Ce spécialiste des interactions sociales, qui enseigne depuis près de 15 ans les concepts du sociologue canadien Erving Goffman, a écrit plusieurs ouvrages sur le sujet en milieu organisationnel. «Goffman a eu une influence considérable sur la sociologie et les sciences sociales en général, dit-il. Pour lui, la vie sociale est une sorte de théâtre où les individus sont des acteurs qui jouent des rôles différents selon qu'ils sont au travail, dans une soirée mondaine ou dans l'intimité de leur maison.»

Nous avons donc tous plusieurs identités. Au travail, nous ne parlons pas de la même chose ni sur le même ton qu'avec notre conjoint. Entre amis, nous ne nous présentons pas de la même façon qu'au club d'astronomes amateurs! Nous affichons une sorte de portrait «à la carte». «Le but est de faire bonne figure et de permettre à chacun de ne pas perdre la face. Car notre soi est quelque chose qu'il faut préserver tout comme le soi des autres», indique M. Cooren.

Derrière les formules de politesse, il n'y a pas de moi profond authentique, selon Erving Goffman. Seulement une compétence sociale qui permet de construire son identité et de partager les attentes d'autrui. «Chacun sait en général se comporter en fonction des exigences de la situation, note François Cooren. On apprend aux enfants dès leur plus jeune âge à dire merci et à s'excuser.» Adulte, on comprend ainsi qu'une situation appelle une certaine réaction. Par exemple, si l'on marche sur le pied de quelqu'un, on dira automatiquement «Pardon».

Cela est tellement naturel qu'on n'y prête même plus attention. Sauf s'il y a accroc ou erreur dans le comportement. Car les embarras et manquements sont inhérents à ce que M. Goffman nomme «l'ordre de l'interaction».

À l'ère du Web, où les interactions face à face ne sont pas nécessaires pour communiquer, une nouvelle forme de politesse s'impose. «Étant donné qu'on n'a pas le regard et l'intonation de la personne pour nous informer, on utilise des signes linguistiques et des icônes, comme le bonhomme sourire, pour préciser à notre interlocuteur que notre propos est une blague», signale le professeur Cooren. Mais même dans le monde de Twitter et d'Instagram il y a un ordre interactionnel. La règle? «On ne peut pas tout dire! rappelle M. Cooren. D'où l'importance d'enseigner à nos étudiants les concepts de Goffman de manière qu'ils apprennent à mieux communiquer selon les circonstances, à penser à ce qu'ils veulent dire et aussi à écouter et à composer avec l'autre.»

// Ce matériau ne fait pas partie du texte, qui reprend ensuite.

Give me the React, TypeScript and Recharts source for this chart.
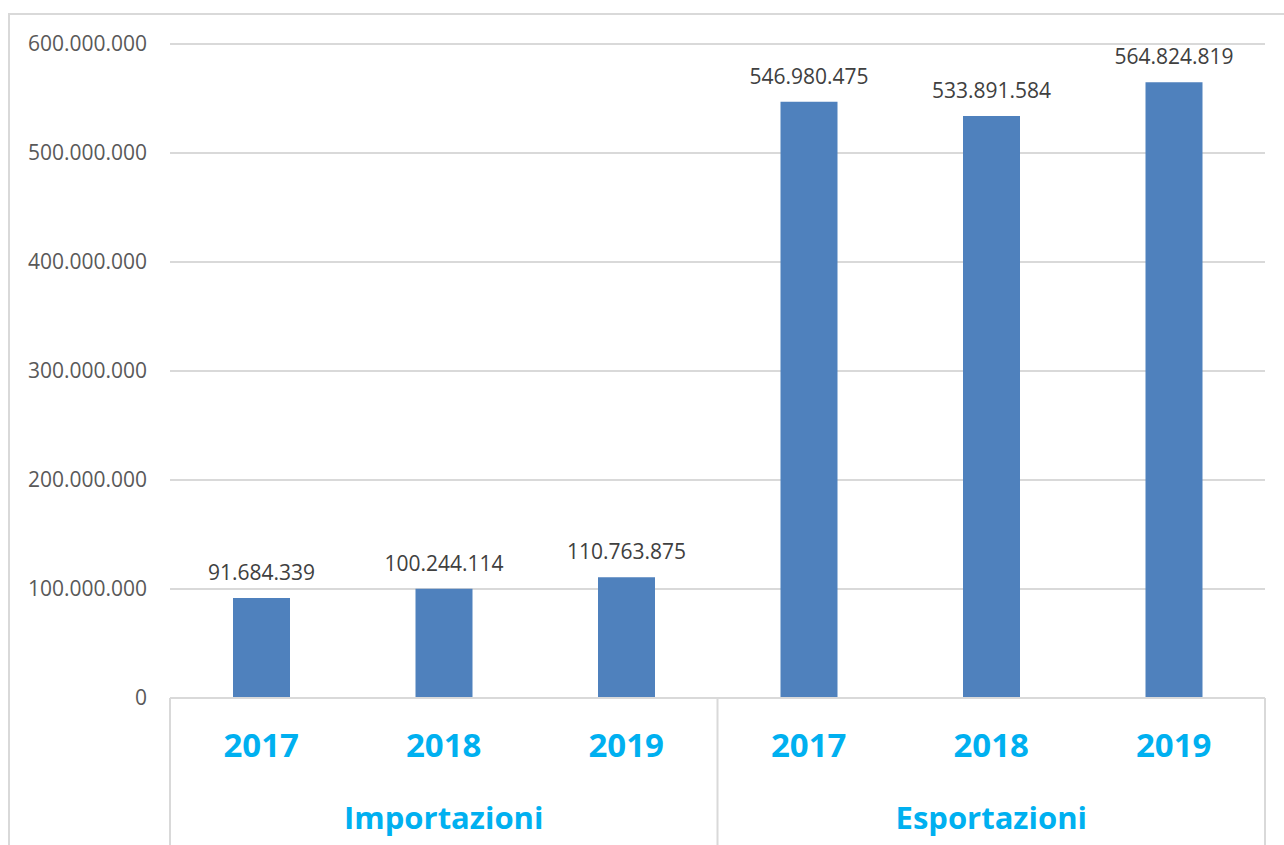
import React from "react";
import { Bar, BarChart, CartesianGrid, LabelList, XAxis, YAxis } from "recharts";

const years = ["2017", "2018", "2019", "2017", "2018", "2019"];
const groups = ["Importazioni", "Importazioni", "Importazioni", "Esportazioni", "Esportazioni", "Esportazioni"];
const values = [91684339, 100244114, 110763875, 546980475, 533891584, 564824819];
const yTicks = [0, 100000000, 200000000, 300000000, 400000000, 500000000, 600000000];

const data = years.map((year, i) => ({ key: `${groups[i]}-${year}`, year, group: groups[i], value: values[i] }));

const WIDTH = 1284;
const HEIGHT = 845;
const MARGIN = { top: 44, right: 19, bottom: 0, left: 0 };
const Y_AXIS_WIDTH = 170;
const PLOT_WIDTH = WIDTH - MARGIN.left - MARGIN.right - Y_AXIS_WIDTH;
const BAND = PLOT_WIDTH / data.length;

const GRID = "#d9d9d9";
const BLUE = "#00b0f0";
const FONT = "'Open Sans', 'Noto Sans', sans-serif";

const dots = (v: number) => String(Math.round(v)).replace(/\B(?=(\d{3})+(?!\d))/g, ".");

function CategoryTick(props: any) {
  const { x, y, index } = props;
  const group = groups[index];
  const first = index === 0 || groups[index - 1] !== group;
  const last = index === groups.length - 1;
  const count = groups.filter((g) => g === group).length;
  const left = x - BAND / 2;
  return (
    <g>
      <text x={x} y={y + 59} textAnchor="middle" fill={BLUE} fontFamily={FONT} fontWeight={700} fontSize={33}>
        {years[index]}
      </text>
      {first && (
        <>
          <line x1={left} x2={left} y1={y} y2={HEIGHT} stroke={GRID} strokeWidth={2} />
          <text
            x={left + (count * BAND) / 2}
            y={y + 131}
            textAnchor="middle"
            fill={BLUE}
            fontFamily={FONT}
            fontWeight={700}
            fontSize={31}
          >
            {group}
          </text>
        </>
      )}
      {last && <line x1={x + BAND / 2} x2={x + BAND / 2} y1={y} y2={HEIGHT} stroke={GRID} strokeWidth={2} />}
    </g>
  );
}

export default function App() {
  return (
    <div style={{ position: "absolute", left: 0, top: 0, width: WIDTH, height: HEIGHT, overflow: "hidden", background: "#fff" }}>
      <div
        style={{
          position: "absolute",
          left: 8,
          top: 13,
          width: WIDTH + 40,
          height: HEIGHT + 40,
          border: `2px solid ${GRID}`,
        }}
      />
      <div style={{ position: "absolute", left: 0, top: 0 }}>
        <BarChart width={WIDTH} height={HEIGHT} data={data} margin={MARGIN}>
          <CartesianGrid vertical={false} stroke={GRID} strokeWidth={2} />
          <YAxis
            width={Y_AXIS_WIDTH}
            domain={[0, 600000000]}
            ticks={yTicks}
            tickFormatter={dots}
            axisLine={false}
            tickLine={false}
            tickSize={0}
            tickMargin={23}
            tick={{ fill: "#595959", fontSize: 21, fontFamily: FONT }}
          />
          <XAxis
            dataKey="key"
            height={HEIGHT - 698}
            interval={0}
            axisLine={{ stroke: GRID, strokeWidth: 2 }}
            tickLine={false}
            tickSize={0}
            tickMargin={0}
            tick={<CategoryTick />}
          />
          <Bar dataKey="value" fill="#4f81bd" barSize={57} isAnimationActive={false}>
            <LabelList
              dataKey="value"
              position="top"
              offset={18}
              formatter={(v: any) => dots(Number(v))}
              fill="#404040"
              fontSize={21}
              fontFamily={FONT}
            />
          </Bar>
        </BarChart>
      </div>
    </div>
  );
}
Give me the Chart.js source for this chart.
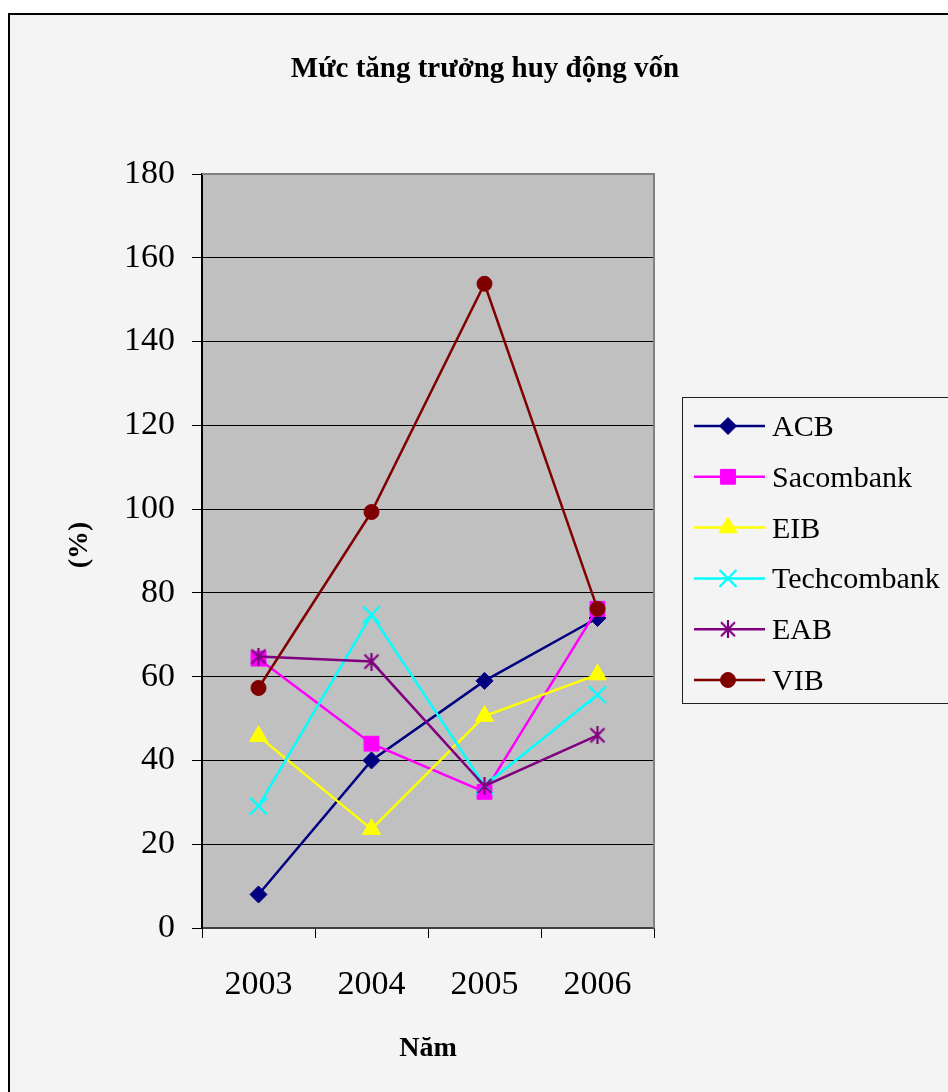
<!DOCTYPE html>
<html>
<head>
<meta charset="utf-8">
<title>Mức tăng trưởng huy động vốn</title>
<script src="https://cdn.jsdelivr.net/npm/chart.js@4.4.1/dist/chart.umd.min.js"></script>
<style>
  html, body { margin: 0; padding: 0; background: #fff; }
  canvas { display: block; }
</style>
</head>
<body>
<canvas id="lineChart" width="948" height="1092"></canvas>
<script>
// DATA (%)
var years = ["2003", "2004", "2005", "2006"];
var acb = [8, 40, 59, 74];
var sacombank = [64.3, 44, 32.5, 76.2];
var eib = [45.8, 23.6, 50.6, 60.5];
var techcombank = [29.1, 74.8, 34, 55.7];
var eab = [64.8, 63.6, 33.9, 46];
var vib = [57.3, 99.3, 153.8, 76.2];

var chartTitle = "Mức tăng trưởng huy động vốn";
var xTitle = "Năm";
var yTitle = "(%)";

Chart.defaults.font.family = "'Liberation Serif', 'Times New Roman', serif";
Chart.defaults.color = '#000';

// asterisk marker like the one Excel uses (vertical line + X)
function makeAsterisk(color) {
    var c = document.createElement('canvas');
    c.width = 18;
    c.height = 18;
    var g = c.getContext('2d');
    g.strokeStyle = color;
    g.lineWidth = 2.2;
    g.beginPath();
    g.moveTo(9, 0); g.lineTo(9, 18);
    g.moveTo(2, 2); g.lineTo(16, 16);
    g.moveTo(16, 2); g.lineTo(2, 16);
    g.stroke();
    return c;
}

function series(label, data, color, style, radius, order) {
    return {
        label: label,
        data: data,
        borderColor: color,
        backgroundColor: color,
        borderWidth: 2.5,
        tension: 0,
        pointStyle: style,
        pointRadius: radius,
        pointBackgroundColor: color,
        pointBorderColor: color,
        pointBorderWidth: (style === 'crossRot') ? 2.2 : 1,
        order: order
    };
}

// plot area / frame / texts / legend
var decor = {
    id: 'decor',
    beforeDraw: function(chart) {
        var ctx = chart.ctx;
        ctx.save();
        ctx.fillStyle = '#fff';
        ctx.fillRect(0, 0, chart.width, chart.height);
        ctx.fillStyle = '#f4f4f4';
        ctx.fillRect(10, 15, chart.width, chart.height);
        ctx.fillStyle = '#000';
        ctx.fillRect(8, 13, chart.width, 2);
        ctx.fillRect(8, 13, 2, chart.height);
        var a = chart.chartArea;
        ctx.fillStyle = '#c0c0c0';
        ctx.fillRect(a.left, a.top, a.right - a.left, a.bottom - a.top);
        ctx.restore();
    },
    beforeDatasetsDraw: function(chart) {
        var ctx = chart.ctx;
        var a = chart.chartArea;
        ctx.save();
        ctx.strokeStyle = '#808080';
        ctx.lineWidth = 2;
        ctx.beginPath();
        ctx.moveTo(a.left, a.top);
        ctx.lineTo(a.right, a.top);
        ctx.lineTo(a.right, a.bottom);
        ctx.stroke();
        ctx.restore();
    },
    afterDraw: function(chart) {
        var ctx = chart.ctx;
        var a = chart.chartArea;
        ctx.save();
        ctx.fillStyle = '#000';
        ctx.textAlign = 'center';
        ctx.textBaseline = 'alphabetic';
        ctx.font = "bold 29px 'Liberation Serif'";
        ctx.fillText(chartTitle, 485, 77);
        ctx.font = "bold 28px 'Liberation Serif'";
        ctx.fillText(xTitle, (a.left + a.right) / 2, 1056);
        ctx.translate(80, 545);
        ctx.rotate(-Math.PI / 2);
        ctx.textBaseline = 'middle';
        ctx.font = "bold 28px 'Liberation Serif'";
        ctx.fillText(yTitle, 0, 0);
        ctx.restore();

        // legend
        ctx.save();
        ctx.strokeStyle = '#202020';
        ctx.lineWidth = 1;
        ctx.strokeRect(682.5, 397.5, 320, 306);
        ctx.font = "30px 'Liberation Serif'";
        ctx.textAlign = 'left';
        ctx.textBaseline = 'alphabetic';
        chart.data.datasets.forEach(function(ds, i) {
            var y = 426 + i * 50.8;
            ctx.strokeStyle = ds.borderColor;
            ctx.lineWidth = ds.borderWidth;
            ctx.beginPath();
            ctx.moveTo(694, y);
            ctx.lineTo(765, y);
            ctx.stroke();
            ctx.fillStyle = ds.pointBackgroundColor;
            ctx.strokeStyle = ds.pointBorderColor;
            ctx.lineWidth = ds.pointBorderWidth;
            Chart.helpers.drawPoint(ctx, {
                pointStyle: ds.pointStyle,
                radius: ds.pointRadius,
                rotation: 0,
                borderWidth: ds.pointBorderWidth
            }, 728, y);
            ctx.fillStyle = '#000';
            ctx.fillText(ds.label, 772, y + 10);
        });
        ctx.restore();
    }
};

var ctx = document.getElementById('lineChart').getContext('2d');
var lineChart = new Chart(ctx, {
    type: 'line',
    data: {
        labels: years,
        datasets: [
            series("ACB", acb, '#000080', 'rectRot', 8.5, 5),
            series("Sacombank", sacombank, '#ff00ff', 'rect', 10.5, 4),
            series("EIB", eib, '#ffff00', 'triangle', 10.5, 3),
            series("Techcombank", techcombank, '#00ffff', 'crossRot', 12, 2),
            series("EAB", eab, '#800080', makeAsterisk('#800080'), 9, 1),
            series("VIB", vib, '#800000', 'circle', 7.5, 0)
        ]
    },
    options: {
        responsive: false,
        animation: false,
        devicePixelRatio: 1,
        layout: { padding: { left: 0, top: 174, right: 294, bottom: 0 } },
        plugins: {
            legend: { display: false },
            title: { display: false },
            tooltip: { enabled: false }
        },
        scales: {
            x: {
                type: 'category',
                offset: true,
                afterFit: function(scale) { scale.height = 164; },
                grid: {
                    offset: true,
                    drawOnChartArea: false,
                    tickLength: 10,
                    tickColor: '#000',
                    lineWidth: 1
                },
                border: { display: true, color: '#404040', width: 2 },
                ticks: {
                    font: { size: 34 },
                    color: '#000',
                    padding: 27,
                    maxRotation: 0
                }
            },
            y: {
                min: 0,
                max: 180,
                afterFit: function(scale) { scale.width = 202; },
                ticks: {
                    stepSize: 20,
                    font: { size: 34 },
                    color: '#000',
                    padding: 17
                },
                grid: {
                    color: function(c) {
                        return (c.tick && (c.tick.value === 0 || c.tick.value === 180)) ? 'rgba(0,0,0,0)' : '#000';
                    },
                    tickColor: '#000',
                    tickLength: 10,
                    lineWidth: 1
                },
                border: { display: true, color: '#000', width: 2 }
            }
        }
    },
    plugins: [decor]
});
</script>
</body>
</html>
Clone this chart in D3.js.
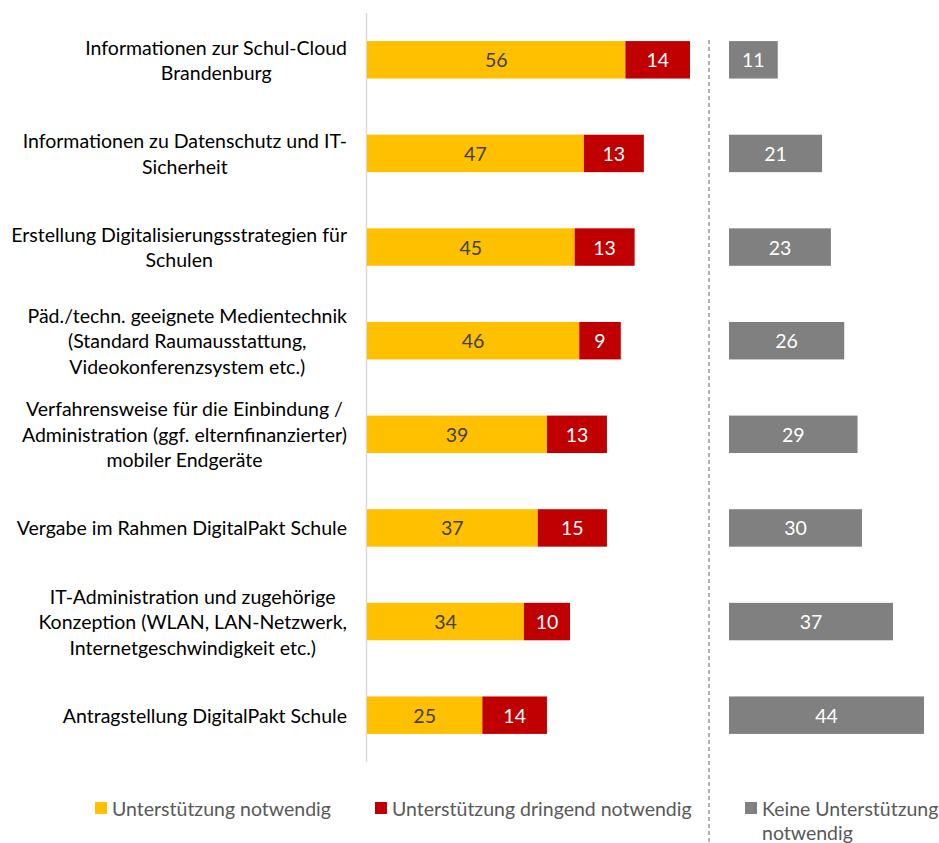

Cet étrange apprentissage des codes sociaux ne serait pas propre aux êtres humains. Fréquente chez les jeunes singes, la «mimique du jeu» consiste à écarter exagérément les lèvres et à repousser les commissures en s'approchant d'un individu. Elle signifie grossièrement «Veux-tu jouer avec moi?» ou encore «Je viens en ami». Toutes les espèces de primates recourent à la mimique.

Shakespeare avait raison d'écrire : «La vie est un théâtre.»